**Work instructions:** Transcribe each line of the material as it is, and drop any picture.

**Data shown:**
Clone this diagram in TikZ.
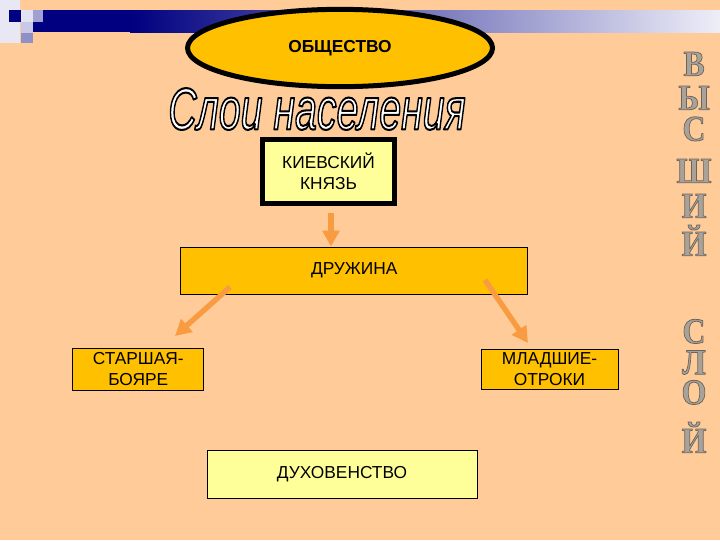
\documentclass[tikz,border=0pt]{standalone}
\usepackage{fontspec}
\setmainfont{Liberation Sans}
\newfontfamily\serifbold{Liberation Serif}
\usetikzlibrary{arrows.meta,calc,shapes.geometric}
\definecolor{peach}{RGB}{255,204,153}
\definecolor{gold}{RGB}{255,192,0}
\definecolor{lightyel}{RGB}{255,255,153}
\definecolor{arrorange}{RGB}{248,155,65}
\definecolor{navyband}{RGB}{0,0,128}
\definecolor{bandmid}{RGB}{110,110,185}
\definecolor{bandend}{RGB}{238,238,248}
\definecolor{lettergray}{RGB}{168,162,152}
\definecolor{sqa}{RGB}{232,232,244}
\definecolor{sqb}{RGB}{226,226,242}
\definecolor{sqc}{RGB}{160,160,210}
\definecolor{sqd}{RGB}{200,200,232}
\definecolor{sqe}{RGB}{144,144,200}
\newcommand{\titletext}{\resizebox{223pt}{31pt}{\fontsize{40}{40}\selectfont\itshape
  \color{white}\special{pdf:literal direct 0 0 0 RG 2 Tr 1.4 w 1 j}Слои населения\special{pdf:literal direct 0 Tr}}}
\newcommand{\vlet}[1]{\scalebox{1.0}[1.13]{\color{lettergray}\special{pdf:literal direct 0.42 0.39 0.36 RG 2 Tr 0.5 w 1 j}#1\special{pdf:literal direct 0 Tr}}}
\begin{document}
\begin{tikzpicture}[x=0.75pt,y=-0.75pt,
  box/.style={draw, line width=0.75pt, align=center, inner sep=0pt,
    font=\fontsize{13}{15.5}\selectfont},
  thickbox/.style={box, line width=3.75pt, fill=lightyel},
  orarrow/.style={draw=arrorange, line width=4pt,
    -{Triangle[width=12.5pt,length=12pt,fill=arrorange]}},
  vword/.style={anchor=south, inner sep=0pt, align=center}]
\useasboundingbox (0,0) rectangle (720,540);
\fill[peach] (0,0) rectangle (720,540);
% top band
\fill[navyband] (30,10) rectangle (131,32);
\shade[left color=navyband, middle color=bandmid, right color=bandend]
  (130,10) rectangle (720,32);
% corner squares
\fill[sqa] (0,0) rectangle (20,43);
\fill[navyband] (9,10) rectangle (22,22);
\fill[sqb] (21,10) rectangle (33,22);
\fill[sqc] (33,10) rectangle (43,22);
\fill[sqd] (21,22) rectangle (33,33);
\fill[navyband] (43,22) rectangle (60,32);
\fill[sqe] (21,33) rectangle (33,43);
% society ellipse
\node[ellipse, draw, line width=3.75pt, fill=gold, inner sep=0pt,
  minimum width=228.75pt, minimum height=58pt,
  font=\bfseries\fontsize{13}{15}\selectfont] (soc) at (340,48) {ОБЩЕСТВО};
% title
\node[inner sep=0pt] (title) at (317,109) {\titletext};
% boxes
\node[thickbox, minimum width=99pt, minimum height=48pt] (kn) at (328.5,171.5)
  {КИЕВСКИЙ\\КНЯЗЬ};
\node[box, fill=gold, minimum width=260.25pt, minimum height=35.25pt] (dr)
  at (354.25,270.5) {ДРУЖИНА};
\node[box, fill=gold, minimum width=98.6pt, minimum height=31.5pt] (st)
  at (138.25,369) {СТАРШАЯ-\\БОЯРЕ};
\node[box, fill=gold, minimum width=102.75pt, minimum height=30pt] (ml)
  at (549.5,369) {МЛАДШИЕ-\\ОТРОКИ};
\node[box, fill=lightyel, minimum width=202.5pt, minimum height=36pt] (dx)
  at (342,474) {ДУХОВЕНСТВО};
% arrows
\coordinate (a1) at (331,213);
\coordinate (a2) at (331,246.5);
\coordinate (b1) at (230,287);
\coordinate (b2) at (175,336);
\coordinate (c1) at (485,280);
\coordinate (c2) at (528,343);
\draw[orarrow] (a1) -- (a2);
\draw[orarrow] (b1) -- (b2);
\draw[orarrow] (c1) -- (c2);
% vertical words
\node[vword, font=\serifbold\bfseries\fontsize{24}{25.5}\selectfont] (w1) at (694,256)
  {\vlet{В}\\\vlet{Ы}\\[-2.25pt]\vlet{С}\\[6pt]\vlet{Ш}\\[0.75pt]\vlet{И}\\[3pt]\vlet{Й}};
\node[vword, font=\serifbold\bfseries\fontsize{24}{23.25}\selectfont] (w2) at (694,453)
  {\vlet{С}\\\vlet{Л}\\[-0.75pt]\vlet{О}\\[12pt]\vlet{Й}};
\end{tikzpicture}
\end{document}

**Output for this exercise:**
Clone this diagram in TikZ.
\documentclass[tikz,border=0pt]{standalone}
\usepackage{fontspec}
\setmainfont{Liberation Sans}
\newfontfamily\serifbold{Liberation Serif}
\usetikzlibrary{arrows.meta,calc,shapes.geometric}
\definecolor{peach}{RGB}{255,204,153}
\definecolor{gold}{RGB}{255,192,0}
\definecolor{lightyel}{RGB}{255,255,153}
\definecolor{arrorange}{RGB}{248,155,65}
\definecolor{navyband}{RGB}{0,0,128}
\definecolor{bandmid}{RGB}{110,110,185}
\definecolor{bandend}{RGB}{238,238,248}
\definecolor{lettergray}{RGB}{168,162,152}
\definecolor{sqa}{RGB}{232,232,244}
\definecolor{sqb}{RGB}{226,226,242}
\definecolor{sqc}{RGB}{160,160,210}
\definecolor{sqd}{RGB}{200,200,232}
\definecolor{sqe}{RGB}{144,144,200}
\newcommand{\titletext}{\resizebox{223pt}{31pt}{\fontsize{40}{40}\selectfont\itshape
  \color{white}\special{pdf:literal direct 0 0 0 RG 2 Tr 1.4 w 1 j}Слои населения\special{pdf:literal direct 0 Tr}}}
\newcommand{\vlet}[1]{\scalebox{1.0}[1.13]{\color{lettergray}\special{pdf:literal direct 0.42 0.39 0.36 RG 2 Tr 0.5 w 1 j}#1\special{pdf:literal direct 0 Tr}}}
\begin{document}
\begin{tikzpicture}[x=0.75pt,y=-0.75pt,
  box/.style={draw, line width=0.75pt, align=center, inner sep=0pt,
    font=\fontsize{13}{15.5}\selectfont},
  thickbox/.style={box, line width=3.75pt, fill=lightyel},
  orarrow/.style={draw=arrorange, line width=4pt,
    -{Triangle[width=12.5pt,length=12pt,fill=arrorange]}},
  vword/.style={anchor=south, inner sep=0pt, align=center}]
\useasboundingbox (0,0) rectangle (720,540);
\fill[peach] (0,0) rectangle (720,540);
% top band
\fill[navyband] (30,10) rectangle (131,32);
\shade[left color=navyband, middle color=bandmid, right color=bandend]
  (130,10) rectangle (720,32);
% corner squares
\fill[sqa] (0,0) rectangle (20,43);
\fill[navyband] (9,10) rectangle (22,22);
\fill[sqb] (21,10) rectangle (33,22);
\fill[sqc] (33,10) rectangle (43,22);
\fill[sqd] (21,22) rectangle (33,33);
\fill[navyband] (43,22) rectangle (60,32);
\fill[sqe] (21,33) rectangle (33,43);
% society ellipse
\node[ellipse, draw, line width=3.75pt, fill=gold, inner sep=0pt,
  minimum width=228.75pt, minimum height=58pt,
  font=\bfseries\fontsize{13}{15}\selectfont] (soc) at (340,48) {ОБЩЕСТВО};
% title
\node[inner sep=0pt] (title) at (317,109) {\titletext};
% boxes
\node[thickbox, minimum width=99pt, minimum height=48pt] (kn) at (328.5,171.5)
  {КИЕВСКИЙ\\КНЯЗЬ};
\node[box, fill=gold, minimum width=260.25pt, minimum height=35.25pt] (dr)
  at (354.25,270.5) {ДРУЖИНА};
\node[box, fill=gold, minimum width=98.6pt, minimum height=31.5pt] (st)
  at (138.25,369) {СТАРШАЯ-\\БОЯРЕ};
\node[box, fill=gold, minimum width=102.75pt, minimum height=30pt] (ml)
  at (549.5,369) {МЛАДШИЕ-\\ОТРОКИ};
\node[box, fill=lightyel, minimum width=202.5pt, minimum height=36pt] (dx)
  at (342,474) {ДУХОВЕНСТВО};
% arrows
\coordinate (a1) at (331,213);
\coordinate (a2) at (331,246.5);
\coordinate (b1) at (230,287);
\coordinate (b2) at (175,336);
\coordinate (c1) at (485,280);
\coordinate (c2) at (528,343);
\draw[orarrow] (a1) -- (a2);
\draw[orarrow] (b1) -- (b2);
\draw[orarrow] (c1) -- (c2);
% vertical words
\node[vword, font=\serifbold\bfseries\fontsize{24}{25.5}\selectfont] (w1) at (694,256)
  {\vlet{В}\\\vlet{Ы}\\[-2.25pt]\vlet{С}\\[6pt]\vlet{Ш}\\[0.75pt]\vlet{И}\\[3pt]\vlet{Й}};
\node[vword, font=\serifbold\bfseries\fontsize{24}{23.25}\selectfont] (w2) at (694,453)
  {\vlet{С}\\\vlet{Л}\\[-0.75pt]\vlet{О}\\[12pt]\vlet{Й}};
\end{tikzpicture}
\end{document}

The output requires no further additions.